#### WHAT IS ASKED
Everything in the listing except the pictures should be written out exactly.

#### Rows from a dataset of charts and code
┄┄┄┄┄┄┄┄┄┄
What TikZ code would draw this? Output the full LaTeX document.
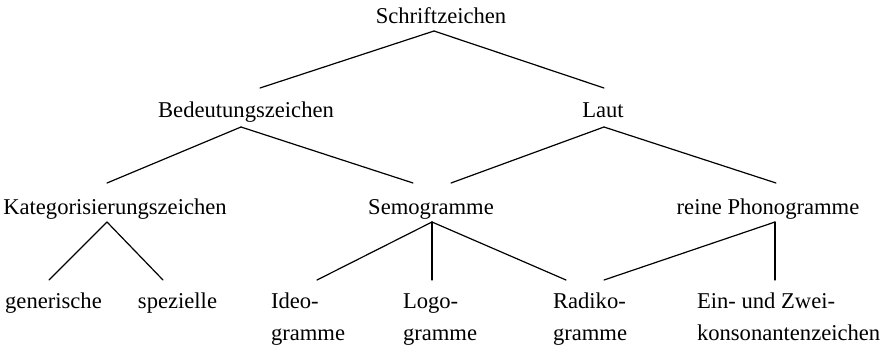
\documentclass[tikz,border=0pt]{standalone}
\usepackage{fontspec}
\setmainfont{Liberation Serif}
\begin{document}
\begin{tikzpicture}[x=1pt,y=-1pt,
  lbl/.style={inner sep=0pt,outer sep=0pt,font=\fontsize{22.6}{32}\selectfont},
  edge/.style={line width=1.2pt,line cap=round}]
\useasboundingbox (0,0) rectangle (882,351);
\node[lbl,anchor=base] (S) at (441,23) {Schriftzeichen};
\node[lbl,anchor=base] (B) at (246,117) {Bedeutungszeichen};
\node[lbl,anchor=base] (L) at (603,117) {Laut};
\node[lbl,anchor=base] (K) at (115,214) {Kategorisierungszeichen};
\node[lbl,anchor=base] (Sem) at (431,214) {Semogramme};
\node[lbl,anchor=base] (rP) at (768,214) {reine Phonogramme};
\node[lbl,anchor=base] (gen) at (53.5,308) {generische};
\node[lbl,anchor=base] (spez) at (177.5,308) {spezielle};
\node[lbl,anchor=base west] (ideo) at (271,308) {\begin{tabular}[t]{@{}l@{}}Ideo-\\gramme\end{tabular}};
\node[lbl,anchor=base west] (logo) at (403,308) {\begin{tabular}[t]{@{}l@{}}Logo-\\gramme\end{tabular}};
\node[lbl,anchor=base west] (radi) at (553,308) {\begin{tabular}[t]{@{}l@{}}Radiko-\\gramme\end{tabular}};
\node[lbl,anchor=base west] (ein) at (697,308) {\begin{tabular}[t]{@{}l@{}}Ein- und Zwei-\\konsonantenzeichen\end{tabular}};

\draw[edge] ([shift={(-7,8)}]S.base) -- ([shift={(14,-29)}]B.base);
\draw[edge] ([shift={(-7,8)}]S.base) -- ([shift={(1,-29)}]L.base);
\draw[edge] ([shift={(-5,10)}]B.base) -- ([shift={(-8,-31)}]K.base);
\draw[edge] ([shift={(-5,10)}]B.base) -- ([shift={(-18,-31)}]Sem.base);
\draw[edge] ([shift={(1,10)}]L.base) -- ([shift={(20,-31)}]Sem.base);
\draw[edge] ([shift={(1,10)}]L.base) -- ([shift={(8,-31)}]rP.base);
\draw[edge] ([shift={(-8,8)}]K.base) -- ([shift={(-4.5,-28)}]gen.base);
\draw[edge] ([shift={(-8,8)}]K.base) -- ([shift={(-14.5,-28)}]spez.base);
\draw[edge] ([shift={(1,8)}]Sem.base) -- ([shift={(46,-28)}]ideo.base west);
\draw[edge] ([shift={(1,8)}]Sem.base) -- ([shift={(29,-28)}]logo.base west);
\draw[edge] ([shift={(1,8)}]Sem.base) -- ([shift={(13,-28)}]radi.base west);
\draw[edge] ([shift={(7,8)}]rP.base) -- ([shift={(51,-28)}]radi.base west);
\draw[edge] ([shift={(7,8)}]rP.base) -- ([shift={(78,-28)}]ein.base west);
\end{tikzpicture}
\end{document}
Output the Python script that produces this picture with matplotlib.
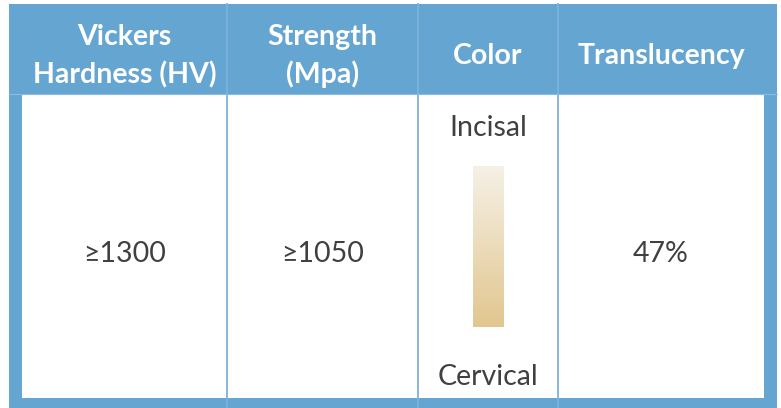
┄┄┄┄┄┄┄┄┄┄
#### THE OUTPUT
What TikZ code would draw this? Output the full LaTeX document.
\documentclass[tikz,border=0pt]{standalone}
\usepackage{fontspec}
\setmainfont{Liberation Serif}
\begin{document}
\begin{tikzpicture}[x=1pt,y=-1pt,
  lbl/.style={inner sep=0pt,outer sep=0pt,font=\fontsize{22.6}{32}\selectfont},
  edge/.style={line width=1.2pt,line cap=round}]
\useasboundingbox (0,0) rectangle (882,351);
\node[lbl,anchor=base] (S) at (441,23) {Schriftzeichen};
\node[lbl,anchor=base] (B) at (246,117) {Bedeutungszeichen};
\node[lbl,anchor=base] (L) at (603,117) {Laut};
\node[lbl,anchor=base] (K) at (115,214) {Kategorisierungszeichen};
\node[lbl,anchor=base] (Sem) at (431,214) {Semogramme};
\node[lbl,anchor=base] (rP) at (768,214) {reine Phonogramme};
\node[lbl,anchor=base] (gen) at (53.5,308) {generische};
\node[lbl,anchor=base] (spez) at (177.5,308) {spezielle};
\node[lbl,anchor=base west] (ideo) at (271,308) {\begin{tabular}[t]{@{}l@{}}Ideo-\\gramme\end{tabular}};
\node[lbl,anchor=base west] (logo) at (403,308) {\begin{tabular}[t]{@{}l@{}}Logo-\\gramme\end{tabular}};
\node[lbl,anchor=base west] (radi) at (553,308) {\begin{tabular}[t]{@{}l@{}}Radiko-\\gramme\end{tabular}};
\node[lbl,anchor=base west] (ein) at (697,308) {\begin{tabular}[t]{@{}l@{}}Ein- und Zwei-\\konsonantenzeichen\end{tabular}};

\draw[edge] ([shift={(-7,8)}]S.base) -- ([shift={(14,-29)}]B.base);
\draw[edge] ([shift={(-7,8)}]S.base) -- ([shift={(1,-29)}]L.base);
\draw[edge] ([shift={(-5,10)}]B.base) -- ([shift={(-8,-31)}]K.base);
\draw[edge] ([shift={(-5,10)}]B.base) -- ([shift={(-18,-31)}]Sem.base);
\draw[edge] ([shift={(1,10)}]L.base) -- ([shift={(20,-31)}]Sem.base);
\draw[edge] ([shift={(1,10)}]L.base) -- ([shift={(8,-31)}]rP.base);
\draw[edge] ([shift={(-8,8)}]K.base) -- ([shift={(-4.5,-28)}]gen.base);
\draw[edge] ([shift={(-8,8)}]K.base) -- ([shift={(-14.5,-28)}]spez.base);
\draw[edge] ([shift={(1,8)}]Sem.base) -- ([shift={(46,-28)}]ideo.base west);
\draw[edge] ([shift={(1,8)}]Sem.base) -- ([shift={(29,-28)}]logo.base west);
\draw[edge] ([shift={(1,8)}]Sem.base) -- ([shift={(13,-28)}]radi.base west);
\draw[edge] ([shift={(7,8)}]rP.base) -- ([shift={(51,-28)}]radi.base west);
\draw[edge] ([shift={(7,8)}]rP.base) -- ([shift={(78,-28)}]ein.base west);
\end{tikzpicture}
\end{document}
Output the Python script that produces this picture with matplotlib.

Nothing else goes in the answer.